Then, in March, 1882, The Nineteenth Century carried an article against the tunnel by Professor Goldwin Smith, who wrote that the protection of the Channel, by exempting England from the necessity of keeping a large standing army, had preserved the country from military despotism and enabled her to move steadily in the path of political progress. The Channel, Professor Smith wrote, in the past had preserved England from the Armada and from the army of Napoleon I; in the sixteenth and seventeenth centuries it had preserved the Reformation; and in the eighteenth century it had preserved her from the spread of revolutionary fevers and from subjection to foreign tyranny. Now, he said, it was the barrier between Britain's industrial people and military conscription, and he went on, in an echo of Mr. Gladstone's earlier remarks in the Edinburgh Review, to declare of the Channel that "A convulsion of nature which should dry it up would be almost as fatal to England as one which should ruin the dykes would be to Holland."

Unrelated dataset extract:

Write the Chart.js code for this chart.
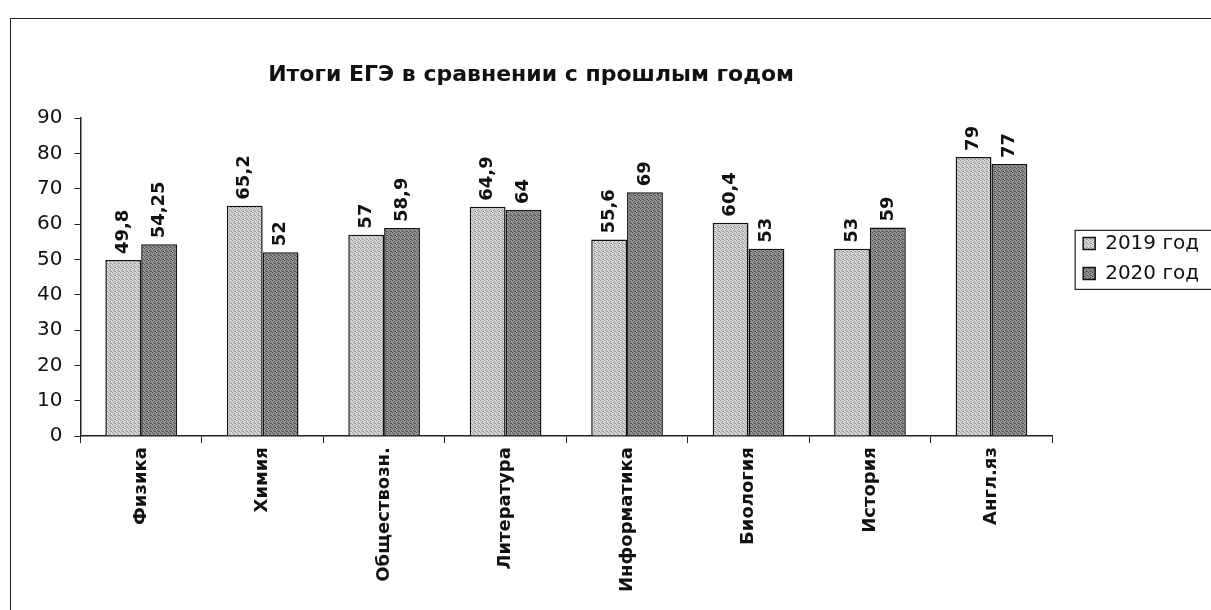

Under these circumstances of increasing controversy, the attitude of the Board of Trade toward the tunnel project became one of further reserve. In February, the Board informed the War Office that the military question of the tunnel had assumed such magnitude that a decision on it should be taken not on a departmental level but on the higher governmental policy level, and it suggested that the War Office start its own investigations on the military aspect of the matter.
Commenting on the prevailing French attitude toward British fears about the tunnel project, the Paris correspondent of the London Times observed mildly that "the political uneasiness which the scheme has raised on the other side does not exist here.... No Frenchman, of course, regards it as jeopardizing national security. Frenchmen see in it a greater facility for visiting the United Kingdom, and for relieving the monotony of Swiss tours by a trip to the Scotch highlands."
In satirical fashion, a paragraph in Punch undertook to summarize the reaction in another European country:
Bogie! The Italian Government are so struck by the alarm exhibited by Sir Garnet Wolseley at the prospect of a Channel Tunnel, that they have closed the Mount Cenis and St. Gotthard Tunnels, and left travellers to the mountain diligences. Their reason for doing this is the fact that Napoleon really crossed the Alps, while he only threatened to invade England.
As for reactions in Germany, the British chargé d'affaires in Dresden reported in a dispatch to the Foreign Office that he had questioned the Chief of Staff of the 12th (Saxon) Corps—"an officer of high attainments"—on his attitude toward the possible invasion of England through the Channel tunnel, or through sudden seizure of the English end from the outside.
He wrote that General von Holleben, the officer in question, had observed, in connection with the practicability of landing a Continental force and taking the British end, that although such an operation was not impossible, "that [it] would succeed in the face of our military and moral resources, railways and telegraphs, he should believe when he saw it happen."
General von Holleben then remarked that the idea of moving an Army-Corps 25 miles beneath the sea was one which he did not quite take in. The distance was a heavy day's march; halts must be made; and the column of troops would be from eight to ten miles long. He was unable to realize all this off hand, and he did not know but what we were talking of a chimoera.
I observed that no one appeared to have asked what would happen to the air of the tunnel if bodies of 20,000 or even 10,000 men were to move through at once. The General said that this atmospheric difficulty was new to him, and it did not sound very soluble.
But the fears of the War Office were not stilled by such observations as these. On February 23, the War Office announced that it was appointing a Channel Tunnel Defense Committee, headed by Major-General Sir Archibald Alison, the chief of British Army Intelligence, to collect and examine in detail scientific evidence on "the practicability of closing effectually a submarine railway tunnel" in case of actual or apprehended war.
The Board of Trade, in the meantime, did its best to hold Sir Edward Watkin and his project off at arm's length. On March 6, 1882, the secretary of the Board of Trade, which had been keeping an eye on newspaper accounts of the progress of the tunnel, wrote to remind Sir Edward of the vital fact that all the foreshore of the United Kingdom below high-water mark at Dover was "prima facie the property of the Crown and under the management of the Board of Trade," and that while the department did not wish to impede progress it distinctly wished to give notice that the Government "hold themselves free to use any powers at their disposal in such a matter as Parliament may decide, or as the general interest of the country may seem to them to require." In other words, the Board told the Submarine Continental Railway Company that it could not drive its tunnel toward France without trespassing on Crown property extending all the way from high-water mark to the three-mile limit of British jurisdiction—the traditionally accepted limit of the carrying power of cannon.